INFORMATION PROVIDED >>
============

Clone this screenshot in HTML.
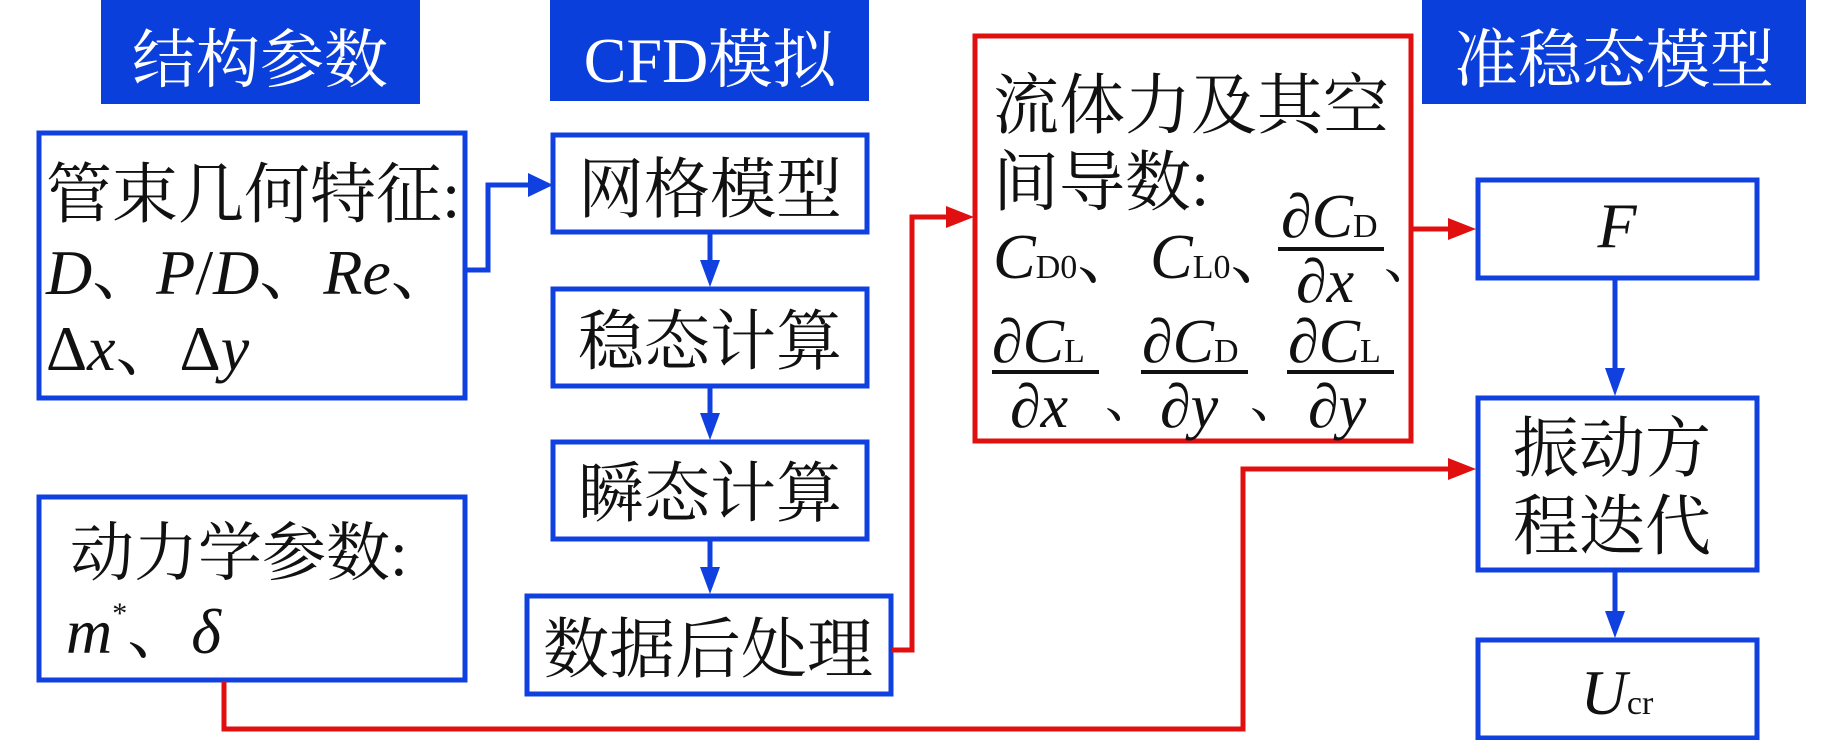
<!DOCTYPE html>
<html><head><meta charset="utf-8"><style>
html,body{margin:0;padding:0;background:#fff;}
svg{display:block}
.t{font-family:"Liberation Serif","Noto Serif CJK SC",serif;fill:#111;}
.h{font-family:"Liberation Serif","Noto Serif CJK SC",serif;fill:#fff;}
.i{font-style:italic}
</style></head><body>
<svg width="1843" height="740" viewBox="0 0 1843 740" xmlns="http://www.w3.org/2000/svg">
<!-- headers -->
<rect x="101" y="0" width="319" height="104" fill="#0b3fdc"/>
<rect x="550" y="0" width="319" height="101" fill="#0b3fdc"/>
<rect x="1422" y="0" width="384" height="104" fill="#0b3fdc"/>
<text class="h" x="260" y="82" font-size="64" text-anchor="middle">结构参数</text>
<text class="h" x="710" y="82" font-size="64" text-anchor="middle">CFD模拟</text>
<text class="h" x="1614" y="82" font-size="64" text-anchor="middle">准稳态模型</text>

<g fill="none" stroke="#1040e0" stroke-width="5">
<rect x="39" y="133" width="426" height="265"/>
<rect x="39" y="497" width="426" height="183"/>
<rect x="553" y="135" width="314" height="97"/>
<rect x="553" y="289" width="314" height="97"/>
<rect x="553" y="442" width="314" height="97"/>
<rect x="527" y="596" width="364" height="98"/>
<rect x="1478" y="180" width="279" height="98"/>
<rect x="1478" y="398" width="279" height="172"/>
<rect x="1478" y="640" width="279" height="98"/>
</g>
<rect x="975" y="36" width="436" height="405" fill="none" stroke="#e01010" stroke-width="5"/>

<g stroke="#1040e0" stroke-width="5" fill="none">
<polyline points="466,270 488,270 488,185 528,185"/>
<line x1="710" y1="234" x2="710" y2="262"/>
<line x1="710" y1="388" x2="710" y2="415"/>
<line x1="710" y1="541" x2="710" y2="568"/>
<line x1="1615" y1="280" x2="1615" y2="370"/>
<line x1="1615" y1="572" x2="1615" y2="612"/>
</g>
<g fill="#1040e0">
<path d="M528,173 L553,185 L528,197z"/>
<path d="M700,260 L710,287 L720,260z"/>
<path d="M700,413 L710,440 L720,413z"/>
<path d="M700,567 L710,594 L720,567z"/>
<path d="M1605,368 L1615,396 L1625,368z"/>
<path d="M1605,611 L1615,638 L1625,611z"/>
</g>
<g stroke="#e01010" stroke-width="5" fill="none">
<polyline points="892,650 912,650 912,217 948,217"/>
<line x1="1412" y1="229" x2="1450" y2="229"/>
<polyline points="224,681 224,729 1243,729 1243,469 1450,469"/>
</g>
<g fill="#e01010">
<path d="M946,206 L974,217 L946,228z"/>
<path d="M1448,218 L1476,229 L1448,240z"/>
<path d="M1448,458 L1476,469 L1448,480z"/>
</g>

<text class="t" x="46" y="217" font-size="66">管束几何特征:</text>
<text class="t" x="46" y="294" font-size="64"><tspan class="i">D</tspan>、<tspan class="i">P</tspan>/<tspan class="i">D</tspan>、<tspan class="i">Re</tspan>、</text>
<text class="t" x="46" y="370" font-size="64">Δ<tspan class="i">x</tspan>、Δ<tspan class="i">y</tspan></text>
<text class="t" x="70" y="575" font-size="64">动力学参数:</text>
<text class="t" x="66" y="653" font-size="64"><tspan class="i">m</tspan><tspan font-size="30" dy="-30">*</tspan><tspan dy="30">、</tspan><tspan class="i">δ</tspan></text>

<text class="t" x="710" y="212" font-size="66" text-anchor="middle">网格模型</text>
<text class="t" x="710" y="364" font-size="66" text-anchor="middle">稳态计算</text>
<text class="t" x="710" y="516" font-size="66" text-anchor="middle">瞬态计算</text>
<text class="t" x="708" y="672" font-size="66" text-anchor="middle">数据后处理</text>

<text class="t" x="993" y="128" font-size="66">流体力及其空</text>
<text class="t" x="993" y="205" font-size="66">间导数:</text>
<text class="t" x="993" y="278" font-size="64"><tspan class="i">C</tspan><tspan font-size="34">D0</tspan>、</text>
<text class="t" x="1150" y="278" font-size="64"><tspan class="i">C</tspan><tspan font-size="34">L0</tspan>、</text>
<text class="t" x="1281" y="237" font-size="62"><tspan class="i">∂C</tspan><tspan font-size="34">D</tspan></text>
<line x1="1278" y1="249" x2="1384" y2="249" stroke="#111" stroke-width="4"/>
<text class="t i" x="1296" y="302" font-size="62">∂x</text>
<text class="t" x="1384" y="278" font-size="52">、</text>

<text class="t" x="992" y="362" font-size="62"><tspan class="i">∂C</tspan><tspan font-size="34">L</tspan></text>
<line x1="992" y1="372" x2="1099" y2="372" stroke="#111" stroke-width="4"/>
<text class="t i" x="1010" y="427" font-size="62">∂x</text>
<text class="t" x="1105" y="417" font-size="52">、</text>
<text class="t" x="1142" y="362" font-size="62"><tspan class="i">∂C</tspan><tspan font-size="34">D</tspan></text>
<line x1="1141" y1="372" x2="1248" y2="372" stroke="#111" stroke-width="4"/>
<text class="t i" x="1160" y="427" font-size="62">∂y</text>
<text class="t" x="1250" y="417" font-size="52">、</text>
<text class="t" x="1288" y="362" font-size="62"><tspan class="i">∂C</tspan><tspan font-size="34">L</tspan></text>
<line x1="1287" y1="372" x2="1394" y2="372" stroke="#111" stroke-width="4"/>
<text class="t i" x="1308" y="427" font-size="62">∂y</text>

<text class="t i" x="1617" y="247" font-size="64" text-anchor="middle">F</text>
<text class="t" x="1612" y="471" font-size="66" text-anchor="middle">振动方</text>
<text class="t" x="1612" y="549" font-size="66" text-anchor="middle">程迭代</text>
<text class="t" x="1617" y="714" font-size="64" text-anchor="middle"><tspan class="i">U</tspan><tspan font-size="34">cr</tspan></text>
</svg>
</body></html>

============

PROBLEM TO SOLVE >> Quote the listing above in full, except for the pictures.

SOLUTION >>
Clone this screenshot in HTML.
<!DOCTYPE html>
<html><head><meta charset="utf-8"><style>
html,body{margin:0;padding:0;background:#fff;}
svg{display:block}
.t{font-family:"Liberation Serif","Noto Serif CJK SC",serif;fill:#111;}
.h{font-family:"Liberation Serif","Noto Serif CJK SC",serif;fill:#fff;}
.i{font-style:italic}
</style></head><body>
<svg width="1843" height="740" viewBox="0 0 1843 740" xmlns="http://www.w3.org/2000/svg">
<!-- headers -->
<rect x="101" y="0" width="319" height="104" fill="#0b3fdc"/>
<rect x="550" y="0" width="319" height="101" fill="#0b3fdc"/>
<rect x="1422" y="0" width="384" height="104" fill="#0b3fdc"/>
<text class="h" x="260" y="82" font-size="64" text-anchor="middle">结构参数</text>
<text class="h" x="710" y="82" font-size="64" text-anchor="middle">CFD模拟</text>
<text class="h" x="1614" y="82" font-size="64" text-anchor="middle">准稳态模型</text>

<g fill="none" stroke="#1040e0" stroke-width="5">
<rect x="39" y="133" width="426" height="265"/>
<rect x="39" y="497" width="426" height="183"/>
<rect x="553" y="135" width="314" height="97"/>
<rect x="553" y="289" width="314" height="97"/>
<rect x="553" y="442" width="314" height="97"/>
<rect x="527" y="596" width="364" height="98"/>
<rect x="1478" y="180" width="279" height="98"/>
<rect x="1478" y="398" width="279" height="172"/>
<rect x="1478" y="640" width="279" height="98"/>
</g>
<rect x="975" y="36" width="436" height="405" fill="none" stroke="#e01010" stroke-width="5"/>

<g stroke="#1040e0" stroke-width="5" fill="none">
<polyline points="466,270 488,270 488,185 528,185"/>
<line x1="710" y1="234" x2="710" y2="262"/>
<line x1="710" y1="388" x2="710" y2="415"/>
<line x1="710" y1="541" x2="710" y2="568"/>
<line x1="1615" y1="280" x2="1615" y2="370"/>
<line x1="1615" y1="572" x2="1615" y2="612"/>
</g>
<g fill="#1040e0">
<path d="M528,173 L553,185 L528,197z"/>
<path d="M700,260 L710,287 L720,260z"/>
<path d="M700,413 L710,440 L720,413z"/>
<path d="M700,567 L710,594 L720,567z"/>
<path d="M1605,368 L1615,396 L1625,368z"/>
<path d="M1605,611 L1615,638 L1625,611z"/>
</g>
<g stroke="#e01010" stroke-width="5" fill="none">
<polyline points="892,650 912,650 912,217 948,217"/>
<line x1="1412" y1="229" x2="1450" y2="229"/>
<polyline points="224,681 224,729 1243,729 1243,469 1450,469"/>
</g>
<g fill="#e01010">
<path d="M946,206 L974,217 L946,228z"/>
<path d="M1448,218 L1476,229 L1448,240z"/>
<path d="M1448,458 L1476,469 L1448,480z"/>
</g>

<text class="t" x="46" y="217" font-size="66">管束几何特征:</text>
<text class="t" x="46" y="294" font-size="64"><tspan class="i">D</tspan>、<tspan class="i">P</tspan>/<tspan class="i">D</tspan>、<tspan class="i">Re</tspan>、</text>
<text class="t" x="46" y="370" font-size="64">Δ<tspan class="i">x</tspan>、Δ<tspan class="i">y</tspan></text>
<text class="t" x="70" y="575" font-size="64">动力学参数:</text>
<text class="t" x="66" y="653" font-size="64"><tspan class="i">m</tspan><tspan font-size="30" dy="-30">*</tspan><tspan dy="30">、</tspan><tspan class="i">δ</tspan></text>

<text class="t" x="710" y="212" font-size="66" text-anchor="middle">网格模型</text>
<text class="t" x="710" y="364" font-size="66" text-anchor="middle">稳态计算</text>
<text class="t" x="710" y="516" font-size="66" text-anchor="middle">瞬态计算</text>
<text class="t" x="708" y="672" font-size="66" text-anchor="middle">数据后处理</text>

<text class="t" x="993" y="128" font-size="66">流体力及其空</text>
<text class="t" x="993" y="205" font-size="66">间导数:</text>
<text class="t" x="993" y="278" font-size="64"><tspan class="i">C</tspan><tspan font-size="34">D0</tspan>、</text>
<text class="t" x="1150" y="278" font-size="64"><tspan class="i">C</tspan><tspan font-size="34">L0</tspan>、</text>
<text class="t" x="1281" y="237" font-size="62"><tspan class="i">∂C</tspan><tspan font-size="34">D</tspan></text>
<line x1="1278" y1="249" x2="1384" y2="249" stroke="#111" stroke-width="4"/>
<text class="t i" x="1296" y="302" font-size="62">∂x</text>
<text class="t" x="1384" y="278" font-size="52">、</text>

<text class="t" x="992" y="362" font-size="62"><tspan class="i">∂C</tspan><tspan font-size="34">L</tspan></text>
<line x1="992" y1="372" x2="1099" y2="372" stroke="#111" stroke-width="4"/>
<text class="t i" x="1010" y="427" font-size="62">∂x</text>
<text class="t" x="1105" y="417" font-size="52">、</text>
<text class="t" x="1142" y="362" font-size="62"><tspan class="i">∂C</tspan><tspan font-size="34">D</tspan></text>
<line x1="1141" y1="372" x2="1248" y2="372" stroke="#111" stroke-width="4"/>
<text class="t i" x="1160" y="427" font-size="62">∂y</text>
<text class="t" x="1250" y="417" font-size="52">、</text>
<text class="t" x="1288" y="362" font-size="62"><tspan class="i">∂C</tspan><tspan font-size="34">L</tspan></text>
<line x1="1287" y1="372" x2="1394" y2="372" stroke="#111" stroke-width="4"/>
<text class="t i" x="1308" y="427" font-size="62">∂y</text>

<text class="t i" x="1617" y="247" font-size="64" text-anchor="middle">F</text>
<text class="t" x="1612" y="471" font-size="66" text-anchor="middle">振动方</text>
<text class="t" x="1612" y="549" font-size="66" text-anchor="middle">程迭代</text>
<text class="t" x="1617" y="714" font-size="64" text-anchor="middle"><tspan class="i">U</tspan><tspan font-size="34">cr</tspan></text>
</svg>
</body></html>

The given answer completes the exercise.